Today if we have enough money to take care of ourselves, we are “selfsufficient.”

But when the grocery shelves were stripped bare this spring, we discovered we had to depend on Walmart and toilet paper factories.

Without electricity, we have no water, heat or flushing toilets.

Self-sufficiency looked different in the old days.

They grew and canned their own food, sewed their own clothes, made their own soap, dug wells for water, and had the convenient outside outhouse.

Everyone had the skills necessary for these essential living necessities.

They even built their own homes, without a loan from a bank!

Double log houses

John Epton, a founder of Wofford College was truly “self-sufficient.”

He was a descendant of John Adam Epting from the Little Mountain area.

He built his own house totally by the sweat of his brow. This was a common feat in the old days.

His “double log house” built in 1840 had a shed room, piazza and 2 chimneys.

It was featured in the “Know Your County, It’s Landmarks and History” of the Spartanburg Journal.
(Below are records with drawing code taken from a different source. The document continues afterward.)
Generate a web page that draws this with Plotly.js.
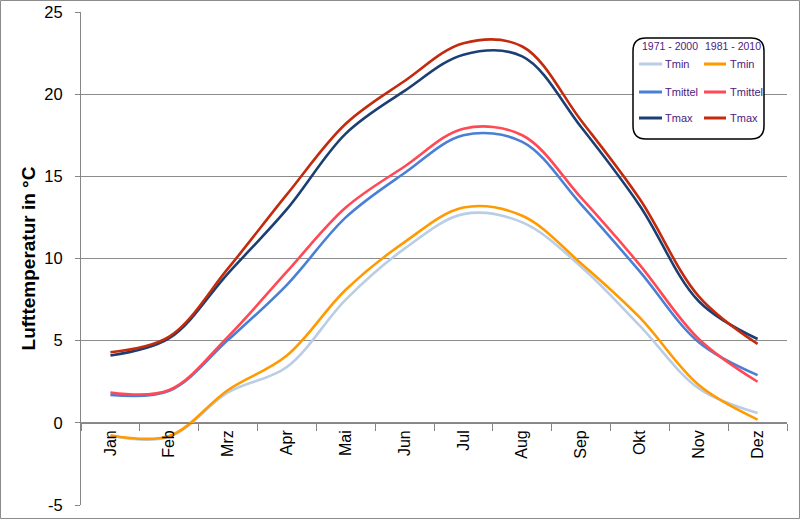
<!DOCTYPE html>
<html>
<head>
<meta charset="utf-8">
<script src="https://cdn.plot.ly/plotly-3.0.1.min.js"></script>
<style>
  html, body { margin: 0; padding: 0; background: #fff; }
  #chart { width: 800px; height: 519px; }
</style>
</head>
<body>
<div id="chart"></div>
<script>
// ---- data ----
const months = ["Jan", "Feb", "Mrz", "Apr", "Mai", "Jun", "Jul", "Aug", "Sep", "Okt", "Nov", "Dez"];

const tmin_1971 = [-0.8, -0.85, 1.85, 3.4, 7.5, 10.6, 12.7, 12.2, 9.5, 5.9, 2.1, 0.6];
const tmittel_1971 = [1.7, 1.95, 5.05, 8.4, 12.5, 15.2, 17.5, 17.1, 13.3, 9.2, 4.9, 2.9];
const tmax_1971 = [4.1, 5.15, 9.1, 13.0, 17.6, 20.2, 22.4, 22.3, 18.0, 13.2, 7.4, 5.1];

const tmin_1981 = [-0.75, -0.8, 2.0, 4.1, 8.1, 11.0, 13.1, 12.6, 9.7, 6.4, 2.3, 0.2];
const tmittel_1981 = [1.85, 2.0, 5.25, 9.2, 13.1, 15.6, 17.9, 17.5, 13.7, 9.6, 5.1, 2.5];
const tmax_1981 = [4.3, 5.25, 9.4, 13.9, 18.2, 20.8, 23.1, 22.9, 18.4, 13.6, 7.7, 4.8];

const yTickVals = [-5, 0, 5, 10, 15, 20, 25];
const yTickText = ["-5", "0", "5", "10", "15", "20", "25"];

const periods = ["1971 - 2000", "1981 - 2010"];
const seriesNames = ["Tmin", "Tmittel", "Tmax"];
const yTitle = "Lufttemperatur in °C";

const colors1971 = ["#b9cde5", "#4a7fd6", "#1c3f73"];
const colors1981 = ["#ff9a00", "#ff4a55", "#c42a0c"];

// ---- geometry helpers ----
const W = 800, H = 519, L = 81, R = 13, T = 12, B = 14;
const pw = W - L - R, ph = H - T - B;
const px = p => (p - L) / pw;
const py = p => (H - B - p) / ph;

function roundRect(x0, y0, x1, y1, r) {
  const P = (x, y) => px(x).toFixed(5) + "," + py(y).toFixed(5);
  return "M" + P(x0 + r, y0) + " L" + P(x1 - r, y0) + " Q" + P(x1, y0) + " " + P(x1, y0 + r) +
    " L" + P(x1, y1 - r) + " Q" + P(x1, y1) + " " + P(x1 - r, y1) +
    " L" + P(x0 + r, y1) + " Q" + P(x0, y1) + " " + P(x0, y1 - r) +
    " L" + P(x0, y0 + r) + " Q" + P(x0, y0) + " " + P(x0 + r, y0) + " Z";
}

const FONT = "Liberation Sans, Arial, sans-serif";
const legendTextColor = "#4b2282";

function mk(y, name, color) {
  return {
    x: months, y: y, type: "scatter", mode: "lines", name: name,
    line: { color: color, width: 2.6, shape: "spline", smoothing: 1 },
    hoverinfo: "skip", showlegend: false
  };
}

const data1971 = [tmin_1971, tmittel_1971, tmax_1971];
const data1981 = [tmin_1981, tmittel_1981, tmax_1981];

const traces = [];
for (let i = 0; i < 3; i++) traces.push(mk(data1971[i], seriesNames[i] + " " + periods[0], colors1971[i]));
for (let i = 0; i < 3; i++) traces.push(mk(data1981[i], seriesNames[i] + " " + periods[1], colors1981[i]));

// ---- custom legend (rounded box with two columns) ----
const shapes = [
  {
    type: "path", xref: "paper", yref: "paper", layer: "above",
    path: roundRect(633, 38, 764, 139, 13),
    line: { color: "#000", width: 1.5 }, fillcolor: "#fff"
  },
  {
    type: "rect", xref: "paper", yref: "paper", layer: "above",
    x0: px(0.5), x1: px(799.5), y0: py(518.5), y1: py(0.5),
    line: { color: "#8c8c8c", width: 1 }, fillcolor: "rgba(0,0,0,0)"
  }
];
const annotations = [];
const colX = [[639, 662, 663, 640], [704, 726, 728, 703]]; // line x0, x1, text x, header x
const rowY = [64, 92, 118];
[colors1971, colors1981].forEach((cols, c) => {
  annotations.push({
    xref: "paper", yref: "paper", x: px(colX[c][3]), y: py(46),
    xanchor: "left", yanchor: "middle", showarrow: false,
    text: periods[c], font: { family: FONT, size: 10.5, color: legendTextColor }
  });
  for (let i = 0; i < 3; i++) {
    shapes.push({
      type: "line", xref: "paper", yref: "paper", layer: "above",
      x0: px(colX[c][0]), x1: px(colX[c][1]), y0: py(rowY[i]), y1: py(rowY[i]),
      line: { color: cols[i], width: 3 }
    });
    annotations.push({
      xref: "paper", yref: "paper", x: px(colX[c][2]), y: py(rowY[i]),
      xanchor: "left", yanchor: "middle", showarrow: false,
      text: seriesNames[i], font: { family: FONT, size: 11, color: legendTextColor }
    });
  }
});

const layout = {
  width: W, height: H,
  margin: { l: L, r: R, t: T, b: B },
  paper_bgcolor: "#fff", plot_bgcolor: "#fff",
  font: { family: FONT, color: "#000" },
  showlegend: false,
  xaxis: {
    type: "category",
    range: [-0.5, 11.5],
    anchor: "free", position: 5 / 30,
    showline: true, linecolor: "#868686", linewidth: 1,
    ticks: "outside", ticklen: 7, tickcolor: "#868686", tickwidth: 1,
    tickson: "boundaries",
    tickangle: -90,
    ticklabelstandoff: 0,
    tickfont: { family: FONT, size: 16, color: "#000" },
    showgrid: false, zeroline: false,
    fixedrange: true
  },
  yaxis: {
    range: [-5, 25],
    tickmode: "array", tickvals: yTickVals, ticktext: yTickText,
    showline: true, linecolor: "#868686", linewidth: 1,
    ticks: "outside", ticklen: 5, tickcolor: "#868686",
    ticklabelstandoff: 9,
    tickfont: { family: FONT, size: 16.5, color: "#000" },
    showgrid: true, gridcolor: "#8c8c8c", gridwidth: 1,
    zeroline: false,
    title: { text: yTitle, font: { family: FONT, size: 19, color: "#000", weight: "bold" }, standoff: 3 },
    fixedrange: true
  },
  shapes: shapes,
  annotations: annotations
};

Plotly.newPlot("chart", traces, layout, { displayModeBar: false, staticPlot: true });
</script>
</body>
</html>
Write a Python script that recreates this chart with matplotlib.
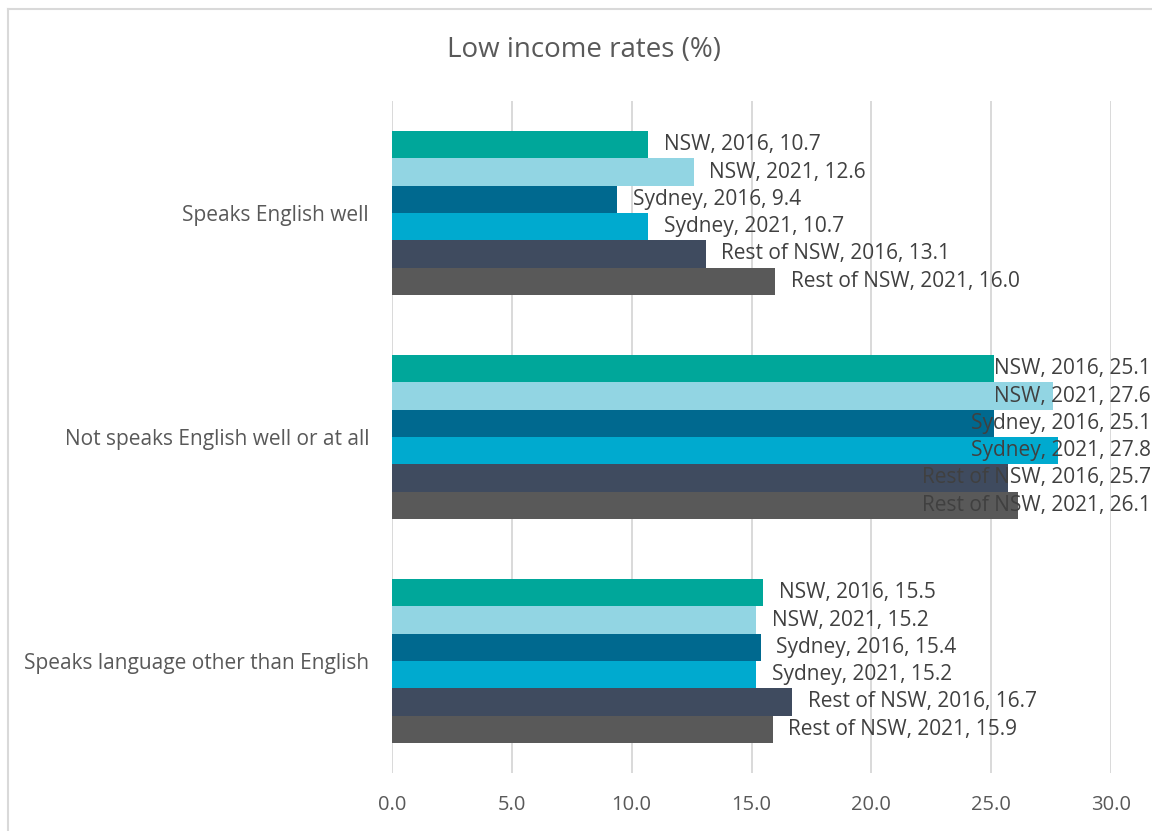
import matplotlib
matplotlib.use("Agg")
import matplotlib.pyplot as plt
from matplotlib.lines import Line2D
import numpy as np

categories = ["Speaks English well", "Not speaks English well or at all",
              "Speaks language other than English"]
series_names = ["NSW, 2016", "NSW, 2021", "Sydney, 2016", "Sydney, 2021",
                "Rest of NSW, 2016", "Rest of NSW, 2021"]
values = {
    "NSW, 2016":         [10.7, 25.1, 15.5],
    "NSW, 2021":         [12.6, 27.6, 15.2],
    "Sydney, 2016":      [9.4, 25.1, 15.4],
    "Sydney, 2021":      [10.7, 27.8, 15.2],
    "Rest of NSW, 2016": [13.1, 25.7, 16.7],
    "Rest of NSW, 2021": [16.0, 26.1, 15.9],
}
colors = ["#00A79A", "#92D5E3", "#00698F", "#00AACF", "#3F4B5F", "#595959"]
xticks = [0, 5, 10, 15, 20, 25, 30]
title = "Low income rates (%)"

plt.rcParams['font.family'] = ['Open Sans', 'DejaVu Sans']

W, H = 1152, 831
fig = plt.figure(figsize=(W / 100, H / 100), dpi=100)
ax = fig.add_axes([392 / W, 1 - 773 / H, (1111 - 392) / W, (773 - 101) / H])

n = len(series_names)
bar_h = 0.1219
y_cat = np.arange(len(categories))
for i, name in enumerate(series_names):
    ypos = y_cat - (n * bar_h) / 2 + bar_h * (i + 0.5)
    ax.barh(ypos, values[name], height=bar_h, color=colors[i], zorder=2,
            edgecolor='none')

ax.set_xlim(0, 30)
ax.set_ylim(len(categories) - 0.5, -0.5)
ax.set_xticks(xticks)
ax.set_xticklabels([f"{t:.1f}" for t in xticks], fontsize=14.5, color="#595959")
ax.set_yticks(y_cat)
ax.set_yticklabels(categories, fontsize=15, color="#595959")
ax.tick_params(axis='x', length=0, pad=16)
ax.tick_params(axis='y', length=0, pad=16.5)
for s in ax.spines.values():
    s.set_visible(False)
ax.grid(axis='x', color="#D9D9D9", lw=1.4, zorder=0)
ax.set_axisbelow(True)

fig.text(584 / W, 1 - 50 / H, title, ha='center', va='center',
         fontsize=20, color="#595959")

# data labels
fig.canvas.draw()
renderer = fig.canvas.get_renderer()
limit_px = 1151
lab_fs = 15
for i, name in enumerate(series_names):
    ypos = y_cat - (n * bar_h) / 2 + bar_h * (i + 0.5)
    for j, v in enumerate(values[name]):
        label = f"{name}, {v:.1f}"
        t = ax.annotate(label, xy=(v, ypos[j]), xytext=(11, 0),
                        textcoords='offset points', ha='left', va='center',
                        fontsize=lab_fs, color="#404040", zorder=5,
                        annotation_clip=False)
        bb = t.get_window_extent(renderer)
        if bb.x1 > limit_px:
            t.remove()
            xf = limit_px / W
            yd = ax.transData.transform((0, ypos[j]))[1]
            fig.text(xf, yd / H, label, ha='right', va='center',
                     fontsize=lab_fs, color="#404040", zorder=5)

# chart border (left & top visible)
fig.add_artist(Line2D([8 / W, 8 / W], [0, 1 - 9 / H], transform=fig.transFigure,
                      color="#D9D9D9", lw=1.5))
fig.add_artist(Line2D([8 / W, 1], [1 - 9 / H, 1 - 9 / H], transform=fig.transFigure,
                      color="#D9D9D9", lw=1.5))

fig.savefig("out.png", dpi=100)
In a tragic historical event, it burned down in 1976.

He cleared the land, with others’ help and a “felling ax.”

A broad ax and an adze – a tool similar to an ax – squared and dressed round logs to square timber for the cabin’s frame.

The dovetailed logs were marked and put together like Lincoln Logs.

The trees were hauled to the mill by horses.

They were then sawed into panels, which became the walls, floors, and ceilings.

The roof was covered with handmade oak shingles.

He made his own handcrafted wooden pins called “treenails.”

Keeping out the cold

The spaces between the logs were filled with “noggin,” a mortar mixed with bricks.

He made bricks with red mud and water and baked them in his handmade kiln.

Epton used his homemade bricks to make open fireplaces and chimneys.

He even crafted the wood mantle.

5 generations of Eptons lived on the property he bought from his father-in-law.

How satisfying it must have been to spend that first night in the new cabin he built by hand. Dreams can become reality one day at a time.

Epton’s log cabin was constructed one day at a time.

One of my dream homes is to pay someone to build me a log cabin, complete with wood stove and electricity and indoor plumbing.

Perhaps I should start a log cabin fund.